-- Begin SUPPLIED DATA --
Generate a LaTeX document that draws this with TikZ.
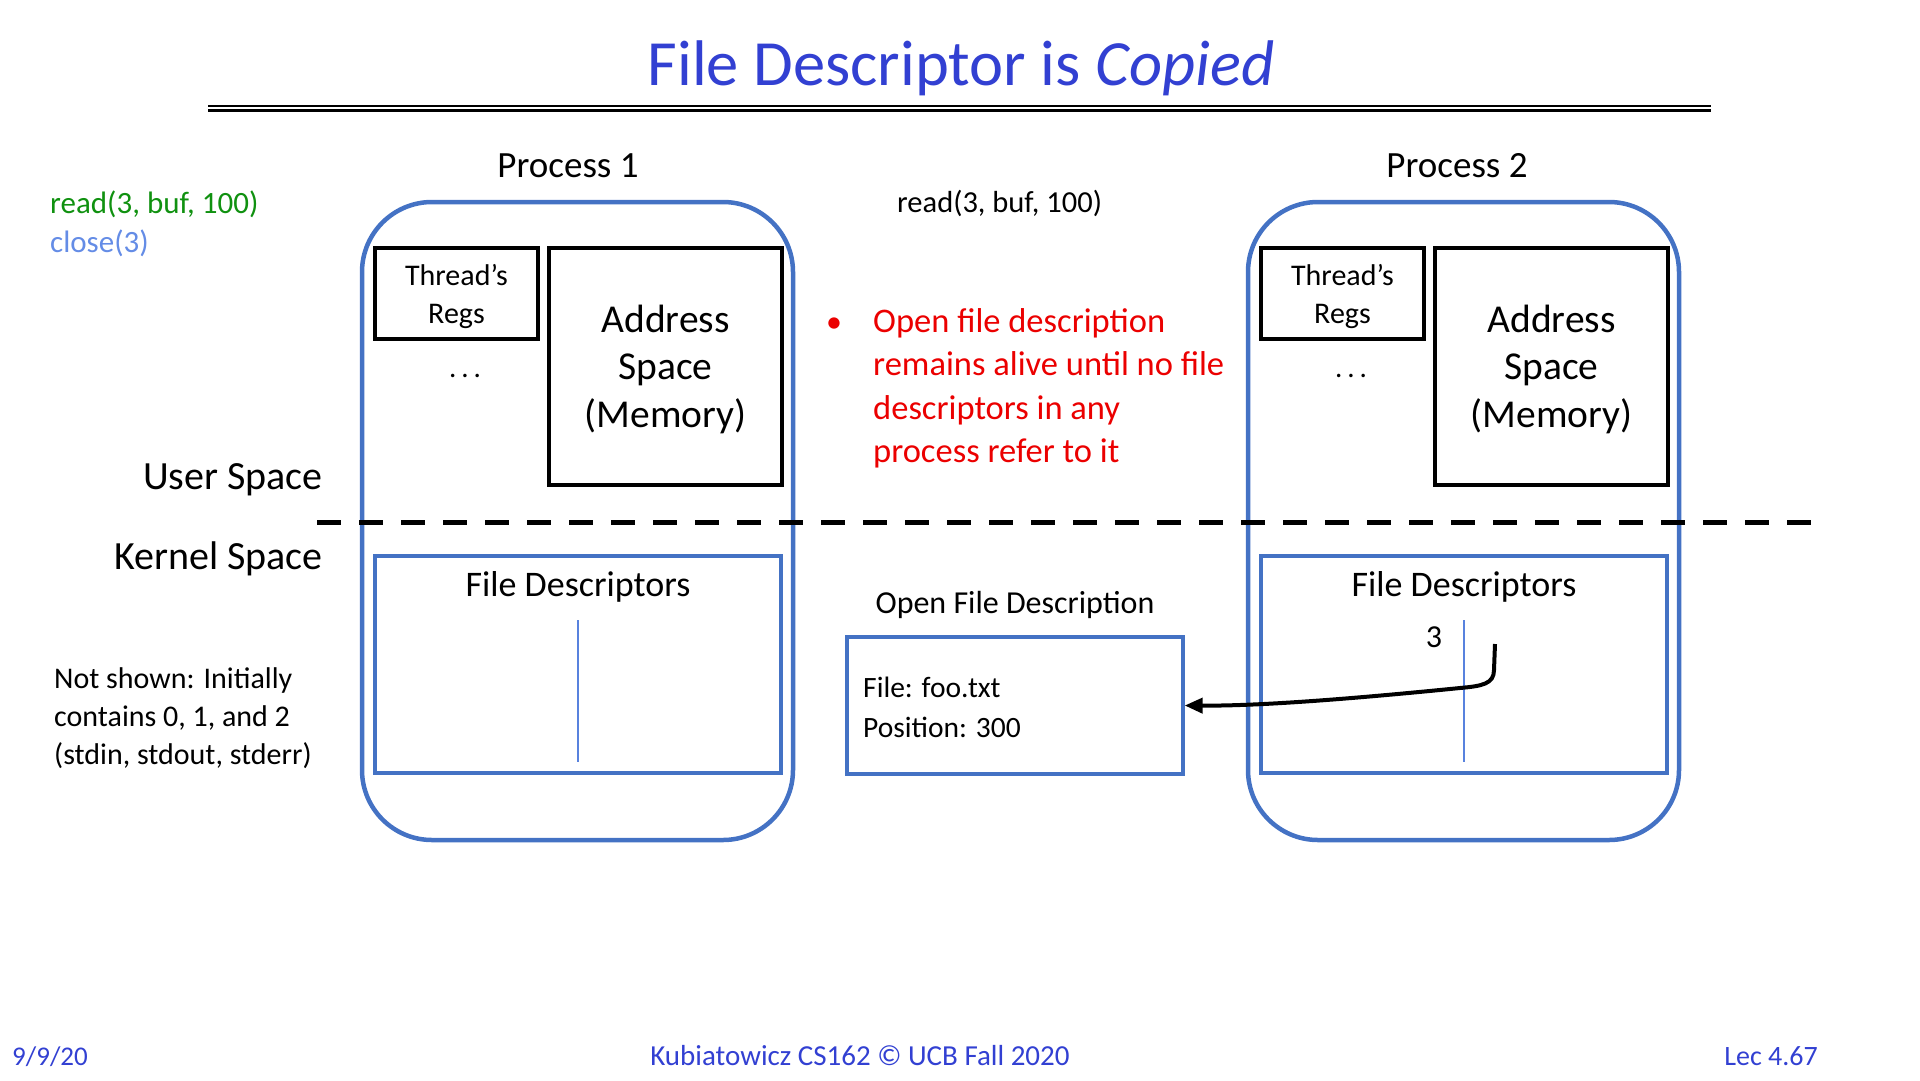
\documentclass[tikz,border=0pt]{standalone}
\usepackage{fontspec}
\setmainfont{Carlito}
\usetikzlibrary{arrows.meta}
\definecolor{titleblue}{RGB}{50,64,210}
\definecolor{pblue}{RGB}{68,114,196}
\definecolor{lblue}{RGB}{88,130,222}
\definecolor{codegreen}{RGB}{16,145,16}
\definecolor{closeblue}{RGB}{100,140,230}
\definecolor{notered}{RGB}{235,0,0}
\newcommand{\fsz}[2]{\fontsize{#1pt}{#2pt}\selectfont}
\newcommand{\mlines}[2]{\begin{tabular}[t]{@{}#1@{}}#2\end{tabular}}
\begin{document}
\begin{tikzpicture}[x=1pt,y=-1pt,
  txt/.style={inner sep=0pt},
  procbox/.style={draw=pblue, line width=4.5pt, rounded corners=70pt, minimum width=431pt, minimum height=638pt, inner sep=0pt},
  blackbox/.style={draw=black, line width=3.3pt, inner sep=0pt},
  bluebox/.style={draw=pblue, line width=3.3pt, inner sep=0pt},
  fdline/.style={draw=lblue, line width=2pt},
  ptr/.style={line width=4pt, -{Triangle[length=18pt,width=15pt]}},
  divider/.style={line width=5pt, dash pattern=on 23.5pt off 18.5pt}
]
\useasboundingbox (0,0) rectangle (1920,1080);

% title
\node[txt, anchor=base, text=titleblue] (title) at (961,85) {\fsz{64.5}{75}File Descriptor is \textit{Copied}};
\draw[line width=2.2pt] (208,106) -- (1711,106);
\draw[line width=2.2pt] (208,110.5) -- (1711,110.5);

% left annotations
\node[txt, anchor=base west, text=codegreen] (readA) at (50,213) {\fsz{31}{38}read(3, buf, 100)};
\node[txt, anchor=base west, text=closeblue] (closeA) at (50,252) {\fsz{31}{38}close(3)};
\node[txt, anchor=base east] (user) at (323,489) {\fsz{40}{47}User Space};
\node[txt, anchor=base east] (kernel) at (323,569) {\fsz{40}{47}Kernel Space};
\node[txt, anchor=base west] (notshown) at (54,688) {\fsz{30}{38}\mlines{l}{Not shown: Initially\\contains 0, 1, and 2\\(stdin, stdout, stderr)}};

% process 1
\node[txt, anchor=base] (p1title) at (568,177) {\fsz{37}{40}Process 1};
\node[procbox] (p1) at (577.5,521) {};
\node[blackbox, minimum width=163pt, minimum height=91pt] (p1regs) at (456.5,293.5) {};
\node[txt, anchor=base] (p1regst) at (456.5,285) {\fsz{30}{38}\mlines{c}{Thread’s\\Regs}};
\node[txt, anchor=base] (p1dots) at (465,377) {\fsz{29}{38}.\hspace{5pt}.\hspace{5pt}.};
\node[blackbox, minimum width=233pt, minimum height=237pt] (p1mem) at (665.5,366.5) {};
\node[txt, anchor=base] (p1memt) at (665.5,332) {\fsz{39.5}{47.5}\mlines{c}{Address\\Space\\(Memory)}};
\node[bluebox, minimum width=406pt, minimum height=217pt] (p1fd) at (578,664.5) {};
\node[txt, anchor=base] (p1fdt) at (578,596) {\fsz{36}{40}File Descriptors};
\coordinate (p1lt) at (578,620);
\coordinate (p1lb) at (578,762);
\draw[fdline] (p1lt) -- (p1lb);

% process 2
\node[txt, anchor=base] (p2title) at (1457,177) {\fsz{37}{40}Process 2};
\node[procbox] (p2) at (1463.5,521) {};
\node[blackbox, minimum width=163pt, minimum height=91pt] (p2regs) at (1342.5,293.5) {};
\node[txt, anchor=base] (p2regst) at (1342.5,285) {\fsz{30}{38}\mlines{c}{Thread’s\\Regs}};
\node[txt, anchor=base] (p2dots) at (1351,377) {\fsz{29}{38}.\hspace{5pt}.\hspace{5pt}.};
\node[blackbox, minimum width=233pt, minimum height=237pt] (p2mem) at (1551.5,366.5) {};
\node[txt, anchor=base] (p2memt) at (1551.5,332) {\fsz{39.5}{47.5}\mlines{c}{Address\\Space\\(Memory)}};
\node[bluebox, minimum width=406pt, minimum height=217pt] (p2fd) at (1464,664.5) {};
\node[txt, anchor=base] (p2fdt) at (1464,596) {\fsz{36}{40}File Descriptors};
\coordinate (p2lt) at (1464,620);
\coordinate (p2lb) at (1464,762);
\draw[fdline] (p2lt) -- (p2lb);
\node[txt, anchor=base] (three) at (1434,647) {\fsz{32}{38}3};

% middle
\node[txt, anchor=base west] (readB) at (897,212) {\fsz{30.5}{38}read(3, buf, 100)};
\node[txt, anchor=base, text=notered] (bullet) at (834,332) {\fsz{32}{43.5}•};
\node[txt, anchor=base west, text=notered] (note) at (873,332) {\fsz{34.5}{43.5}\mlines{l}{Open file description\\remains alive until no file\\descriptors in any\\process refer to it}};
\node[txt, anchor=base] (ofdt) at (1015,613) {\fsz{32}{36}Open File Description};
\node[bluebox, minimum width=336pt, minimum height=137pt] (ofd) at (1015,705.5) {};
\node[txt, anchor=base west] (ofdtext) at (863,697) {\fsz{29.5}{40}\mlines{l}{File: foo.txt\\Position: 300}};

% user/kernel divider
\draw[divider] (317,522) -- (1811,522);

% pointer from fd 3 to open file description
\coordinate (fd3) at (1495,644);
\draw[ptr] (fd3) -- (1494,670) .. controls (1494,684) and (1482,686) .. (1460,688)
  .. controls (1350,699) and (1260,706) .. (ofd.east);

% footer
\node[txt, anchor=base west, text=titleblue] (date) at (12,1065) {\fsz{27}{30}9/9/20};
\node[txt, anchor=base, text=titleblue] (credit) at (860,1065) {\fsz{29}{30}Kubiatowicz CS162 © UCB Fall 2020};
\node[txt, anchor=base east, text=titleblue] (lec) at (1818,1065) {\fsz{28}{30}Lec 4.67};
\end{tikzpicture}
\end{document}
-- End SUPPLIED DATA --
EXERCISE DETAILS
In this exercise, set down all of the data exactly, without the pictures.

TASK RESPONSE
Generate a LaTeX document that draws this with TikZ.
\documentclass[tikz,border=0pt]{standalone}
\usepackage{fontspec}
\setmainfont{Carlito}
\usetikzlibrary{arrows.meta}
\definecolor{titleblue}{RGB}{50,64,210}
\definecolor{pblue}{RGB}{68,114,196}
\definecolor{lblue}{RGB}{88,130,222}
\definecolor{codegreen}{RGB}{16,145,16}
\definecolor{closeblue}{RGB}{100,140,230}
\definecolor{notered}{RGB}{235,0,0}
\newcommand{\fsz}[2]{\fontsize{#1pt}{#2pt}\selectfont}
\newcommand{\mlines}[2]{\begin{tabular}[t]{@{}#1@{}}#2\end{tabular}}
\begin{document}
\begin{tikzpicture}[x=1pt,y=-1pt,
  txt/.style={inner sep=0pt},
  procbox/.style={draw=pblue, line width=4.5pt, rounded corners=70pt, minimum width=431pt, minimum height=638pt, inner sep=0pt},
  blackbox/.style={draw=black, line width=3.3pt, inner sep=0pt},
  bluebox/.style={draw=pblue, line width=3.3pt, inner sep=0pt},
  fdline/.style={draw=lblue, line width=2pt},
  ptr/.style={line width=4pt, -{Triangle[length=18pt,width=15pt]}},
  divider/.style={line width=5pt, dash pattern=on 23.5pt off 18.5pt}
]
\useasboundingbox (0,0) rectangle (1920,1080);

% title
\node[txt, anchor=base, text=titleblue] (title) at (961,85) {\fsz{64.5}{75}File Descriptor is \textit{Copied}};
\draw[line width=2.2pt] (208,106) -- (1711,106);
\draw[line width=2.2pt] (208,110.5) -- (1711,110.5);

% left annotations
\node[txt, anchor=base west, text=codegreen] (readA) at (50,213) {\fsz{31}{38}read(3, buf, 100)};
\node[txt, anchor=base west, text=closeblue] (closeA) at (50,252) {\fsz{31}{38}close(3)};
\node[txt, anchor=base east] (user) at (323,489) {\fsz{40}{47}User Space};
\node[txt, anchor=base east] (kernel) at (323,569) {\fsz{40}{47}Kernel Space};
\node[txt, anchor=base west] (notshown) at (54,688) {\fsz{30}{38}\mlines{l}{Not shown: Initially\\contains 0, 1, and 2\\(stdin, stdout, stderr)}};

% process 1
\node[txt, anchor=base] (p1title) at (568,177) {\fsz{37}{40}Process 1};
\node[procbox] (p1) at (577.5,521) {};
\node[blackbox, minimum width=163pt, minimum height=91pt] (p1regs) at (456.5,293.5) {};
\node[txt, anchor=base] (p1regst) at (456.5,285) {\fsz{30}{38}\mlines{c}{Thread’s\\Regs}};
\node[txt, anchor=base] (p1dots) at (465,377) {\fsz{29}{38}.\hspace{5pt}.\hspace{5pt}.};
\node[blackbox, minimum width=233pt, minimum height=237pt] (p1mem) at (665.5,366.5) {};
\node[txt, anchor=base] (p1memt) at (665.5,332) {\fsz{39.5}{47.5}\mlines{c}{Address\\Space\\(Memory)}};
\node[bluebox, minimum width=406pt, minimum height=217pt] (p1fd) at (578,664.5) {};
\node[txt, anchor=base] (p1fdt) at (578,596) {\fsz{36}{40}File Descriptors};
\coordinate (p1lt) at (578,620);
\coordinate (p1lb) at (578,762);
\draw[fdline] (p1lt) -- (p1lb);

% process 2
\node[txt, anchor=base] (p2title) at (1457,177) {\fsz{37}{40}Process 2};
\node[procbox] (p2) at (1463.5,521) {};
\node[blackbox, minimum width=163pt, minimum height=91pt] (p2regs) at (1342.5,293.5) {};
\node[txt, anchor=base] (p2regst) at (1342.5,285) {\fsz{30}{38}\mlines{c}{Thread’s\\Regs}};
\node[txt, anchor=base] (p2dots) at (1351,377) {\fsz{29}{38}.\hspace{5pt}.\hspace{5pt}.};
\node[blackbox, minimum width=233pt, minimum height=237pt] (p2mem) at (1551.5,366.5) {};
\node[txt, anchor=base] (p2memt) at (1551.5,332) {\fsz{39.5}{47.5}\mlines{c}{Address\\Space\\(Memory)}};
\node[bluebox, minimum width=406pt, minimum height=217pt] (p2fd) at (1464,664.5) {};
\node[txt, anchor=base] (p2fdt) at (1464,596) {\fsz{36}{40}File Descriptors};
\coordinate (p2lt) at (1464,620);
\coordinate (p2lb) at (1464,762);
\draw[fdline] (p2lt) -- (p2lb);
\node[txt, anchor=base] (three) at (1434,647) {\fsz{32}{38}3};

% middle
\node[txt, anchor=base west] (readB) at (897,212) {\fsz{30.5}{38}read(3, buf, 100)};
\node[txt, anchor=base, text=notered] (bullet) at (834,332) {\fsz{32}{43.5}•};
\node[txt, anchor=base west, text=notered] (note) at (873,332) {\fsz{34.5}{43.5}\mlines{l}{Open file description\\remains alive until no file\\descriptors in any\\process refer to it}};
\node[txt, anchor=base] (ofdt) at (1015,613) {\fsz{32}{36}Open File Description};
\node[bluebox, minimum width=336pt, minimum height=137pt] (ofd) at (1015,705.5) {};
\node[txt, anchor=base west] (ofdtext) at (863,697) {\fsz{29.5}{40}\mlines{l}{File: foo.txt\\Position: 300}};

% user/kernel divider
\draw[divider] (317,522) -- (1811,522);

% pointer from fd 3 to open file description
\coordinate (fd3) at (1495,644);
\draw[ptr] (fd3) -- (1494,670) .. controls (1494,684) and (1482,686) .. (1460,688)
  .. controls (1350,699) and (1260,706) .. (ofd.east);

% footer
\node[txt, anchor=base west, text=titleblue] (date) at (12,1065) {\fsz{27}{30}9/9/20};
\node[txt, anchor=base, text=titleblue] (credit) at (860,1065) {\fsz{29}{30}Kubiatowicz CS162 © UCB Fall 2020};
\node[txt, anchor=base east, text=titleblue] (lec) at (1818,1065) {\fsz{28}{30}Lec 4.67};
\end{tikzpicture}
\end{document}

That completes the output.